Masks were asked for but not required. It seems that support staff adhered to this more than others.
Doctors: 4(!) licensed doctors were on premises at all time. I am not sure what that means exactly as that seems a lot for 80 people.
Drugs: they provided various things to boost immunity.
Step 1 actually caught one person prior to arrival. Steps 2 and 3 meant that everyone was tested 5 times over 4 days. But these were PCR tests not rapid antigen tests. That, I believe, may have mattered.
In the end, half of the attendees, the ‘faculty’ and the support staff contracted Covid-19. The AV team was spared which Diamandis concludes was because they wore masks but it could easily have been that they were always in the larger, potentially better-ventilated space, and behind barriers as often AV staff are.
Let’s face it, that was a decent amount of precautions taken. So how did the virus get in? There were 80 people all told at the event. One person was picked up by the testing before it and then another one got in. It seems that person may have been a staff member. In all likelihood, that person had just contracted the virus but became infectious during the event. But, interestingly, was not picked up by subsequent tests. Diamandis thinks the tests were to blame:
In fact, further investigation into testing has revealed even more curious and concerning data. Once it was clear that I personally had contracted COVID-19 (which sucks as much as everyone says it does), I tested myself with Rapid PCR and Rapid Antigen every day, twice per day, for several consecutive days. I was flabbergasted that NONE of the tests turned up positive. I was consistently negative. Four days into my quarantine, I finally tested positive on a PCR “Spit Test” that measures viral load. I was told I was “highly infectious."
It could be that the rapid PCR tests were flawed in some way. But they seem to be very flawed which makes me suspicious that something wasn’t being done properly in a systematic way. Basically, the false-negative rate would have been unprecedented for any testing. Had antigen screening also been used that would have added diversity and also self-assessment to the mix. It would have picked up people immediately rather than sometime later. Diamandis says he tested himself. But what does that mean? On a plain reading, it means he wasn’t doing it properly. It is very rare to have false negatives at all when you are symptomatic.
There is another reading of all of this. That, in fact, the event was exceptionally unlucky. There is no such thing as a perfect bubble. It is always the case that an infected person could get through. It is just that you want to be in a position to move them and their contacts from harm’s way quickly. That is why these methods are good for on-going work environments rather than once-off events.
But, overall 2 out of 80 people were infected or 2.5%. In late January, Santa Monica (where the event was held) had about 4,000 cases per 100,000 people or 4%. But most of those were in the latter half of their infection. Thus, the overall prevalence of infectious people would be more like 1%. In other words, having 2 in 80 was a higher than expected rate especially conditional on testing. It could easily have been the case that no one infected got through their system.

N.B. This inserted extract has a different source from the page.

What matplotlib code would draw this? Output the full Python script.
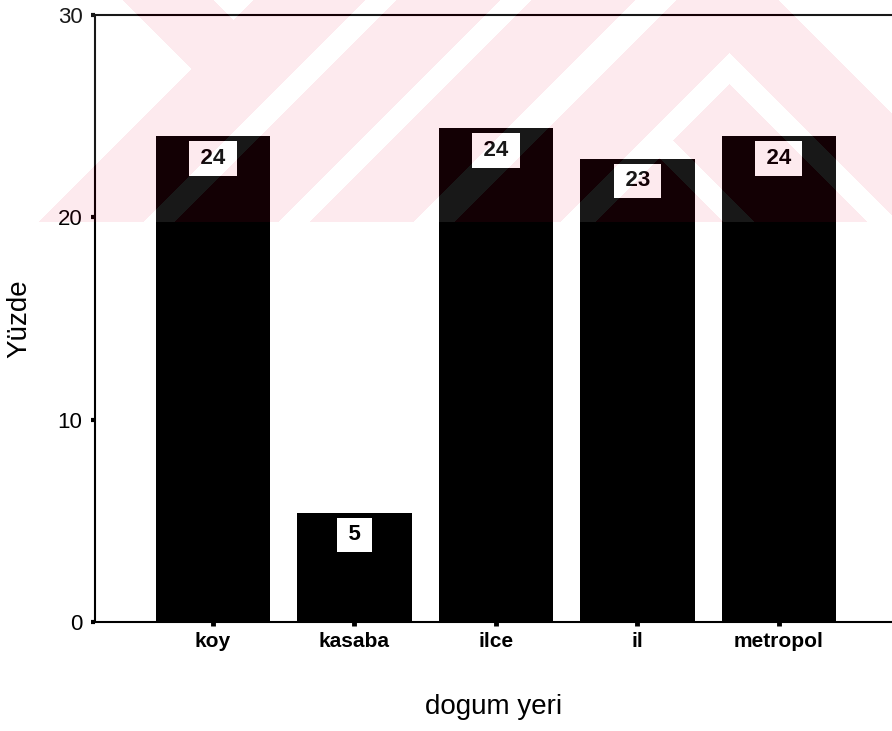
"""
Dogum yeri bar chart (SPSS-style scan) recreated with matplotlib.
"""
import matplotlib
matplotlib.use('Agg')
import matplotlib.pyplot as plt
import numpy as np

# ── Data ──────────────────────────────────────────────────────────────────────
categories = ['koy', 'kasaba', 'ilce', 'il', 'metropol']
percent    = [24.0, 5.4, 24.4, 22.9, 24.0]
labels     = ['24', '5', '24', '23', '24']
y_ticks    = [0, 10, 20, 30]

W, H = 892, 731
plt.rcParams['font.family'] = ['Liberation Sans', 'DejaVu Sans']

fig = plt.figure(figsize=(W / 100, H / 100), dpi=100)
ax = fig.add_axes([95 / W, 109 / H, (W - 95) / W, 607 / H])

x = np.arange(len(categories))
ax.bar(x, percent, width=0.81, color='black', edgecolor='none')

for xi, v, lab in zip(x, percent, labels):
    ax.annotate('\u2009' + lab + '\u2009', (xi, v), xytext=(0, -16),
                textcoords='offset points', ha='center', va='center',
                fontsize=16, fontweight='bold',
                bbox=dict(boxstyle='square,pad=0.3', fc='white', ec='none'))

ax.set_xlim(-0.834, 4.799)
ax.set_ylim(0, 30)
ax.set_yticks(y_ticks)
ax.set_xticks(x)
ax.set_xticklabels(categories, fontsize=15, fontweight='bold')
ax.set_yticklabels([str(t) for t in y_ticks], fontsize=16)
ax.tick_params(axis='y', direction='out', length=3, width=3, pad=6)
ax.tick_params(axis='x', direction='out', length=3, width=3.5, pad=4)

for side in ('left', 'top', 'bottom'):
    ax.spines[side].set_linewidth(1.5)
ax.spines['right'].set_visible(False)

ax.set_ylabel('Yüzde', fontsize=20)
ax.yaxis.set_label_coords(-0.078, 0.5)
ax.set_xlabel('dogum yeri', fontsize=20)
ax.xaxis.set_label_coords(0.5, -0.118)

# ── Watermark band (pink chevrons from the scanned page) ─────────────────────
BAND = 222
yy, xx = np.mgrid[0:BAND, 0:W]
s, d = xx + yy, xx - yy
white = xx < np.minimum(123 + yy, 260 - yy)
white |= yy < 20 - np.abs(xx - 233)
white |= (s >= 365) & (s <= 395)
white |= (s >= 500) & (s <= 530)
white |= (s >= 635) & (s <= 675)
for apx, apy in [(729, 53), (659, 127)]:
    f = (yy - apy) - np.abs(xx - apx)
    white |= (f >= 0) & (f <= 30)
white |= d > 778

wm = np.zeros((BAND, W, 4))
wm[~white] = [235 / 255, 0, 60 / 255, 0.085]
wm[white] = [1, 1, 1, 0.1]
fig.figimage(wm, xo=0, yo=H - BAND, origin='upper', zorder=10)

fig.savefig('out.png', dpi=100)
plt.close(fig)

Importantly, and it is hard to assess this, it may well have been that the system worked in an important sense — the 30 people who were infected with Covid-19 knew about it relatively quickly and, therefore, could well have prevented those infections being transmitted to others. That is the point of testing — to break chains in transmission. We don’t know if this is the case because, again, the whole under-ground nature of this precludes good information being collected. But this may have been a potential super-spreading event that didn’t become one.
I don’t think the take-a-way necessarily is that, if the cause is important enough, it is impossible to have a relatively safe event. Instead, it is that there is no such thing as a perfectly safe event and so even when things look good, caution is required. It seems that this whole matter was taken as a license to pretend the virus didn’t exist. And there was a probably a strong desire to do that. But there will be risk. The real question is what risks are worth taking.